Saya melanjutkan SMA di Jakarta dan di sana mulai kembali ke gereja
karena sekolah itu merupakan sebuah sekolah Kristen. Saat saya sudah
menginjak pendidikan di Perguruan Tinggi, Mama yang sangat saya kasihi
terserang penyakit gondok yang mengharuskan dioperasi. Saat itu saya
walaupun sudah mulai pergi ke gereja, tapi masih suka bolos juga. Saya
kemudian mengajak Mama ke gereja untuk didoakan, dan mujizat terjadi.
Mama disembuhkan oleh-Nya! Itu merupakan titik balik kerohanian saya.
Tidak lama kemudian Mama kembali ke Belitung, adapun saya yang sendiri
di Jakarta mulai sering ke gereja mencari kebenaran akan Firman Tuhan.

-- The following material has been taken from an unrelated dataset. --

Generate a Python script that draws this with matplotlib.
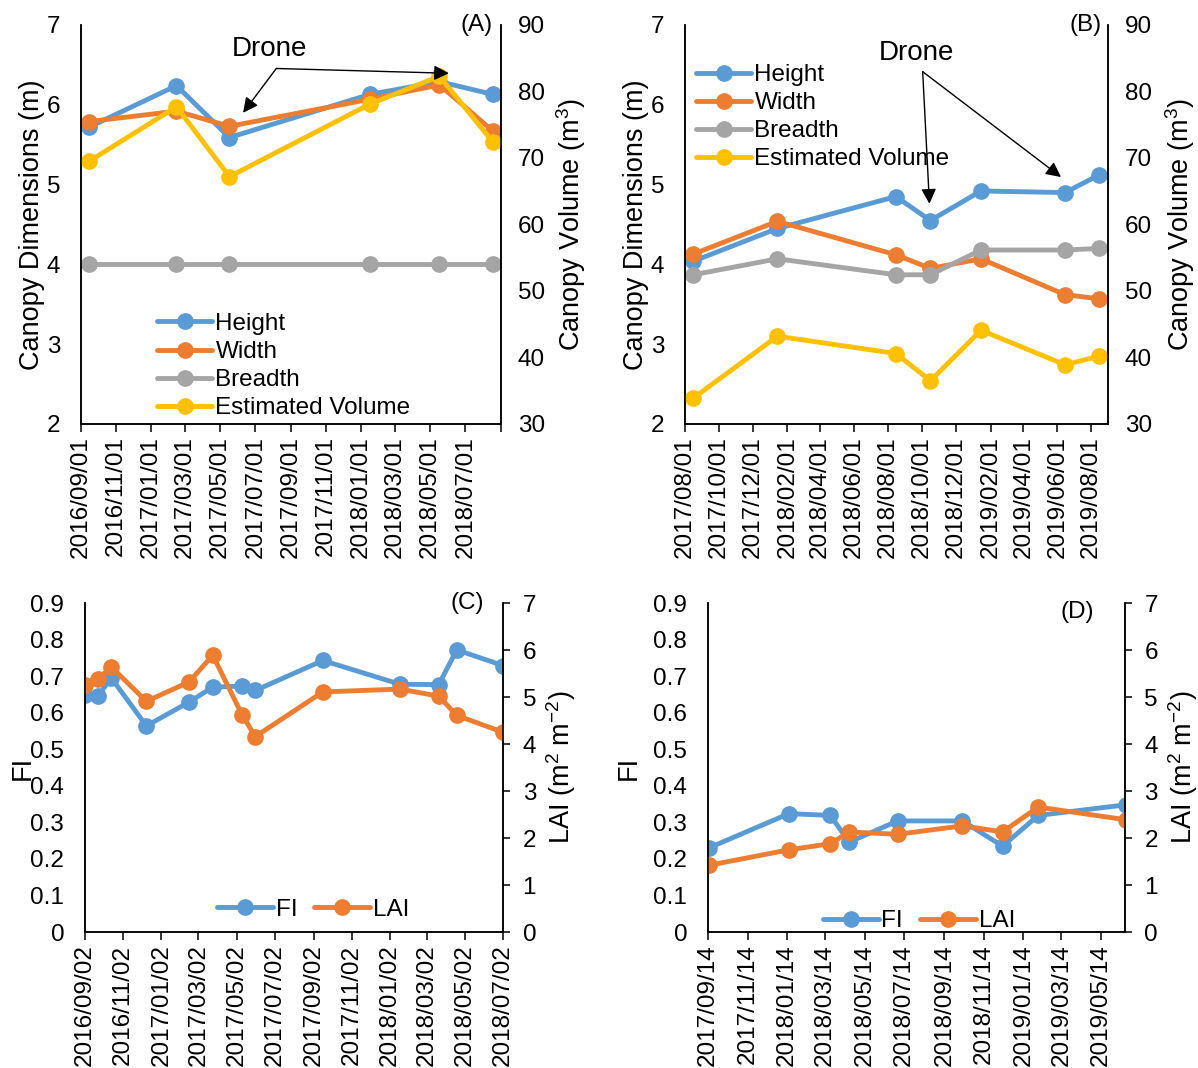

Suatu hari, saat kami sedang sharing di gereja pada malam Minggu, saya
mendengar Firman Tuhan dari seorang penginjil yang sangat luar biasa. Ia
mengatakan bahwa Yesus itu kalau bukan Tuhan pasti merupakan orang
gila. Mana ada orang yang mau menjalankan sesuatu yang sudah jelas tidak
mengenakan bagi dia? Yesus telah membaca nubuatan para nabi yang
mengatakan bahwa Ia akan menjadi Raja, tetapi Raja yang mati di antara
para penjahat untuk menyelamatkan umat manusia, tetapi Ia masih mau
menjalankannya! Itu terdengar seperti suatu hal yang biasa-biasa saja,
tetapi bagi saya merupakan sebuah jawaban untuk alasan saya mempercayai
Tuhan. Saya selalu berdoa “Tuhan, saya ingin mempercayai Tuhan, tapi
saya ingin sebuah alasan yang masuk akal, cuma sekedar rasa doang saya
tidak mau," dan Tuhan telah memberikan PENCERAHAN kepada saya pada hari
itu. Sejak itu saya semakin sering membaca Firman Tuhan dan saya
mengalami Tuhan.
Setelah saya menamatkan pendidikan dan mendapat gelar Sarjana Teknik
Geologi pada tahun 1989, saya pulang kampung dan menetap di Belitung.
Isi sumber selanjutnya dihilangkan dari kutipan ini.